Let’s travel back in discography time machine for a moment. So Pale is the Light is Finnish band Cadacross’ debut album from 2001, and back then the group consisted of five members. In the four years since, the lineup has completely changed save founding member Georg Laakso, and Cadacross released a second full-length album. Lots of fans of Nordic metal have already heard So Pale is the Light, but for some reason Crash Music decided to license the disc from Low Frequency Records to give the band more exposure in the United States. While I’m of the opinion that Cadacross already had a decent buzz among American metal circles, I’m sure that extra push from a bigger label can’t hurt.

Regardless of the timeframe, So Pale is the Light proves just as good today as it was when first released. The group plays a unique brand of power metal that borrows its vocal style from death metal and mixes it up with folk, classical, and thrash. The disc opens with a lovely instrumental called “Lit the Heart of Night” – which draws heavily on the folk aspect of the group’s music and sounds almost like a medieval minstrel’s tune before moving into some fairly laid-back power metal. The listener is immediately introduced to the group’s heavy use of keyboards, and this is an important aspect of whether or not you will like Cadacross’ music.

The keyboards are what give So Pale is the Light its orchestral feel, and when combined with two guitars, the keys serve to enhance the band’s already melodic songs. If you prefer the guitar to be the center of attention for a power metal band, you may be disappointed with Cadacross. If this isn’t an issue, then Cadacross will not let you down. As expected, So Pale is the Light packs a lot of technical prowess into just seven tracks, and there is no doubt that the lineup at the time was tight and played flawlessly together. The album contains a wide variety of songs, like the epic “Battle of North” and the 14-and-a-half-minute monstrosity “Turmion Taival,” which has a carnival-type feel. The lyrics are impossible to understand due to that death-metal growl and also because they are likely sung in Finnish. The lyrics are even more garbled because the vocal track is the one thing less than stellar about the production, getting lost in the mix. Fortunately, this vocal issue isn’t as predominant on the band’s sophomore release.
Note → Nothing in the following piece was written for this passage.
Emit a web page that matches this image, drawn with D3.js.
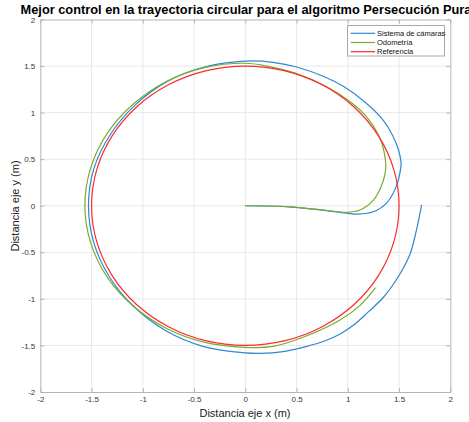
<!DOCTYPE html>
<html>
<head>
<meta charset="utf-8">
<script src="https://cdn.jsdelivr.net/npm/d3@7"></script>
<style>
  html, body { margin: 0; padding: 0; background: #fff; }
  svg { display: block; font-family: "Liberation Sans", Arial, sans-serif; }
</style>
</head>
<body>
<svg id="chart" width="469" height="422"></svg>
<script>
// Trajectory samples (x, y) in metres
const camaras = [
  [0, 0], [0.4, -0.01], [0.73, -0.045], [0.99, -0.08], [1.10, -0.09], [1.25, -0.065],
  [1.38, 0.03], [1.47, 0.2], [1.51, 0.36], [1.52, 0.45], [1.50, 0.58], [1.44, 0.75],
  [1.33, 0.94], [1.16, 1.12], [0.96, 1.28], [0.76, 1.39], [0.5, 1.49], [0.27, 1.54],
  [0.05, 1.555], [-0.40, 1.49], [-0.77, 1.33], [-1.078, 1.078], [-1.32, 0.76],
  [-1.478, 0.396], [-1.53, 0], [-1.478, -0.396], [-1.325, -0.765], [-1.085, -1.085],
  [-0.775, -1.342], [-0.405, -1.512], [0, -1.58], [0.15, -1.585], [0.35, -1.57],
  [0.6, -1.51], [0.78, -1.45], [0.92, -1.38], [1.07, -1.27], [1.2, -1.14], [1.35, -0.98],
  [1.51, -0.73], [1.61, -0.51], [1.67, -0.26], [1.72, 0.01]
];
const odometria = [
  [0, 0], [0.4, -0.01], [0.75, -0.045], [0.99, -0.07], [1.12, -0.045], [1.25, 0.06],
  [1.33, 0.22], [1.37, 0.40], [1.35, 0.60], [1.30, 0.76], [1.18, 0.96], [1.02, 1.12],
  [0.79, 1.28], [0.50, 1.42], [0.21, 1.50], [0, 1.53], [-0.397, 1.483], [-0.77, 1.334],
  [-1.092, 1.092], [-1.347, 0.778], [-1.509, 0.404], [-1.565, 0], [-1.507, -0.404],
  [-1.342, -0.775], [-1.085, -1.085], [-0.763, -1.32], [-0.393, -1.468], [0, -1.52],
  [0.27, -1.51], [0.57, -1.41], [0.92, -1.23], [1.12, -1.07], [1.27, -0.88]
];
const referencia = [
  [1.5, 0], [1.449, 0.388], [1.299, 0.75], [1.061, 1.061], [0.75, 1.299], [0.388, 1.449],
  [0, 1.5], [-0.388, 1.449], [-0.75, 1.299], [-1.061, 1.061], [-1.299, 0.75], [-1.449, 0.388],
  [-1.5, 0], [-1.449, -0.388], [-1.299, -0.75], [-1.061, -1.061], [-0.75, -1.299], [-0.388, -1.449],
  [0, -1.5], [0.388, -1.449], [0.75, -1.299], [1.061, -1.061], [1.299, -0.75], [1.449, -0.388]
];
const seriesNames = ["Sistema de cámaras", "Odometría", "Referencia"];
const seriesColors = ["#2f88d0", "#77ac30", "#ff2a2a"];
const xTicks = [-2, -1.5, -1, -0.5, 0, 0.5, 1, 1.5, 2];
const yTicks = [-2, -1.5, -1, -0.5, 0, 0.5, 1, 1.5, 2];

const svg = d3.select("#chart");
const plot = { left: 40.3, right: 450.3, top: 19.5, bottom: 392 };

const x = d3.scaleLinear().domain([-2, 2]).range([plot.left, plot.right]);
const y = d3.scaleLinear().domain([-2, 2]).range([plot.bottom, plot.top]);

// grid
const grid = svg.append("g").attr("stroke", "#e8e8e8").attr("stroke-width", 1);
xTicks.slice(1, -1).forEach(t => grid.append("line")
  .attr("x1", x(t)).attr("x2", x(t)).attr("y1", plot.top).attr("y2", plot.bottom));
yTicks.slice(1, -1).forEach(t => grid.append("line")
  .attr("y1", y(t)).attr("y2", y(t)).attr("x1", plot.left).attr("x2", plot.right));

// curves
const line = d3.line().x(d => x(d[0])).y(d => y(d[1])).curve(d3.curveCatmullRom.alpha(0.5));
const closed = d3.line().x(d => x(d[0])).y(d => y(d[1])).curve(d3.curveCatmullRomClosed.alpha(0.5));
const g = svg.append("g").attr("fill", "none").attr("stroke-width", 1.2);
g.append("path").attr("d", line(camaras)).attr("stroke", seriesColors[0]);
g.append("path").attr("d", line(odometria)).attr("stroke", seriesColors[1]);
g.append("path").attr("d", closed(referencia)).attr("stroke", seriesColors[2]);

// axes with inward ticks
const axisColor = "#b5b5b5";
const fmt = d => String(d);
const styleAxis = sel => {
  sel.select(".domain").attr("stroke", axisColor).attr("stroke-width", 1);
  sel.selectAll(".tick line").attr("stroke", axisColor);
  sel.selectAll(".tick text").attr("fill", "#333").attr("font-size", "8px")
    .attr("font-family", "Liberation Sans, Arial, sans-serif");
};
svg.append("g").attr("transform", `translate(0,${plot.bottom})`)
  .call(d3.axisBottom(x).tickValues(xTicks).tickFormat(fmt).tickSizeInner(-4).tickSizeOuter(0).tickPadding(4))
  .call(styleAxis);
svg.append("g").attr("transform", `translate(${plot.left},0)`)
  .call(d3.axisLeft(y).tickValues(yTicks).tickFormat(fmt).tickSizeInner(-4).tickSizeOuter(0).tickPadding(5))
  .call(styleAxis);
svg.append("g").attr("transform", `translate(0,${plot.top})`)
  .call(d3.axisTop(x).tickValues(xTicks).tickFormat("").tickSizeInner(-4).tickSizeOuter(0))
  .call(styleAxis);
svg.append("g").attr("transform", `translate(${plot.right},0)`)
  .call(d3.axisRight(y).tickValues(yTicks).tickFormat("").tickSizeInner(-4).tickSizeOuter(0))
  .call(styleAxis);

// title and axis labels
svg.append("text").attr("x", 246).attr("y", 14).attr("text-anchor", "middle")
  .attr("font-size", "12.8px").attr("font-weight", "bold").attr("fill", "#000")
  .text("Mejor control en la trayectoria circular para el algoritmo Persecución Pura");
svg.append("text").attr("x", 245).attr("y", 417).attr("text-anchor", "middle")
  .attr("font-size", "11px").attr("fill", "#222").text("Distancia eje x (m)");
svg.append("text").attr("transform", "translate(19,206) rotate(-90)").attr("text-anchor", "middle")
  .attr("font-size", "11px").attr("fill", "#222").text("Distancia eje y (m)");

// legend
const lg = svg.append("g");
lg.append("rect").attr("x", 347.5).attr("y", 25.5).attr("width", 97).attr("height", 30.5)
  .attr("fill", "#fff").attr("stroke", "#a8a8a8").attr("stroke-width", 1);
seriesNames.forEach((name, i) => {
  const yy = 33.3 + i * 9.2;
  lg.append("line").attr("x1", 350.7).attr("x2", 375).attr("y1", yy).attr("y2", yy)
    .attr("stroke", seriesColors[i]).attr("stroke-width", 1.2);
  lg.append("text").attr("x", 377).attr("y", yy + 2.7).attr("font-size", "7.5px")
    .attr("fill", "#111").text(name);
});
</script>
</body>
</html>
Melodic power-metal fans or those interested in learning more about Nordic metal should definitely check out So Pale is the Light if they haven’t already come across this album in the past four years. Though the group has changed and grown a lot since this album was originally released, it is a good introduction to Georg Laakso’s songwriting abilities – not to mention it’s an all-around fine collection of songs.